Ci sono storie che si raccontano
quasi da sole. E ci sono luoghi che fanno nascere le storie. Othoni è uno di
questi posti così.
Fuori stagione è un luogo surreale. Sull’isola
più gatti che abitanti, un’unica strada andata e ritorno, un minuscolo
cimitero, una vecchia centrale elettrica, una scuola e un posto di polizia, due
o tre botteghe, solo una trattoria aperta. La trattoria di Tasso. Donne, credo
di averne contate non più di sei o sette.
E un porticciolo, quello sì.
Tasso si
presentò all’ormeggio ondeggiando sul suo scooter, pancia allegra e tesa,
sorriso sornione e grandi baffi. Acconciatura impeccabile, con una riga
perfetta sul lato sinistro. Con aria indifferente attaccò discorso e ci disse
che - combinazione - si trovava lì perché era appena tornato dalla pesca di
calamari.
Ora dopo ora, davanti alle olive, alle birre, alle carte di burraco nascevano
nei nostri discorsi le storie degli abitanti dell’isola. Ogni dettaglio ci serviva
per mettere insieme indizi, per ricostruire vicende vecchie e nuove. E gli
isolani, i vari Tasso, Pericle, Dimitri, ci fornivano, più o meno
consapevolmente, gli elementi mancanti per continuare il racconto, o
semplicemente per alimentare le nostre fantasie.
Poteva essere una lettera del
1955 e un paio di scarpe da donna trovati in una casa abbandonata, una zia
Afrodita emigrata in gioventù, potevano essere i calamari che per due giorni Tasso
annunciò di aver pescato, di aver intenzione di pescare o di aver cercato di
pescare - impossibile capirlo - e non ci portò mai per cena, poteva essere il
miele coltivato nei boschi nelle arnie di Babis che si materializzò
all’improvviso sul nostro tavolo in vasetti da chilo.
Nelle piccole isole le
storie nascono così. I viaggiatori cercano personaggi e gli isolani cercano autori.

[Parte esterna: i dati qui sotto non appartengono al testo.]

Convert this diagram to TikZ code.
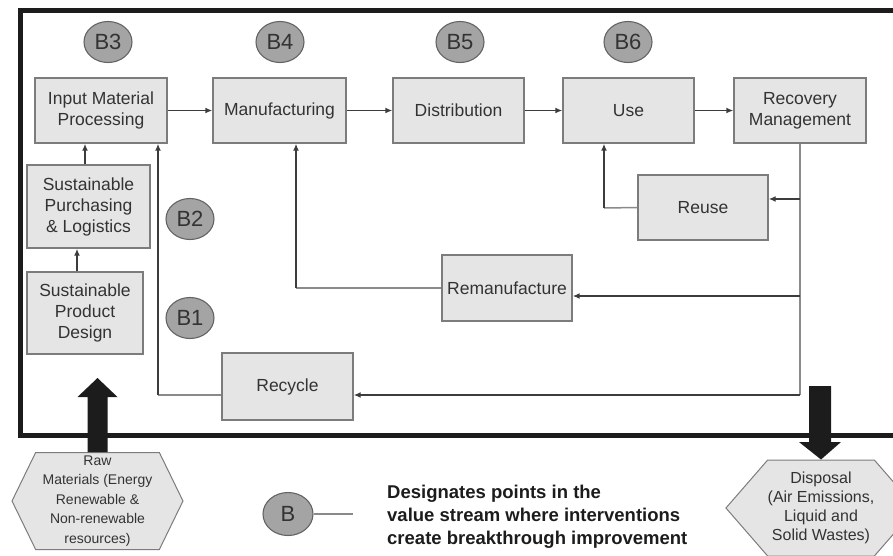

Alla fine tutto quadra, ogni cerchio si chiude, dentro e fuori.
Un inarrestabile contagio. E tutti cominciamo
a raccontare. Di Calipso che lasciò andare Ulisse rinunciando per sempre al suo
amore. Di quando Ulisse volle ascoltare il canto delle sirene facendosi legare
all’albero della nave. Di Rio De Janeiro. Di San Paulo. Delle favelas. Di
Salvador de Bahia. Dei viados. Di Dona Flor e i suoi due mariti. Dell’oceano. Di
scene da western in un bar di Locri. Di bambole carbonizzate nel forno, di
macchine rubate ai genitori e poi sfasciate, di corse al pronto soccorso. Di persone
bizzarre incontrate nei viaggi in barca, di serate improvvisate e di aneddoti
incredibili. Di quando lo stesso Tasso, in preda al furore sacro della danza, appiccò
sul pavimento un cerchio di fuoco e poi cadde teatralmente in ginocchio davanti
alla sua dama, spiccando subito dopo un balzo repentino e riprendendo a ballare
senza sosta la pizzica immerso in un bagno di sudore. Di molte altre cose
strane, tristi, felici, esilaranti, drammatiche, irresistibili.
E di Pina Baush, di quando questa
magrissima signora tedesca, sconosciuta ai più, in una discoteca qualsiasi
della movida salentina animò il suo elegante corpo nervoso inseguendo, scardinando
e interpretando gli ondeggiamenti performanti e anonimi delle cubiste seminude,
con la naturalezza e l’incanto di chi incarna la bellezza perché la vede, di
chi non rinuncia mai alla poesia in nessun momento e in nessun luogo, di chi
non risparmia mai il dono di sé.
Di tutto questo si parlava a Othoni. E
chi di noi di volta in volta non raccontava e ascoltava, disegnava con la mente,
scriveva col pensiero, danzava con le parole.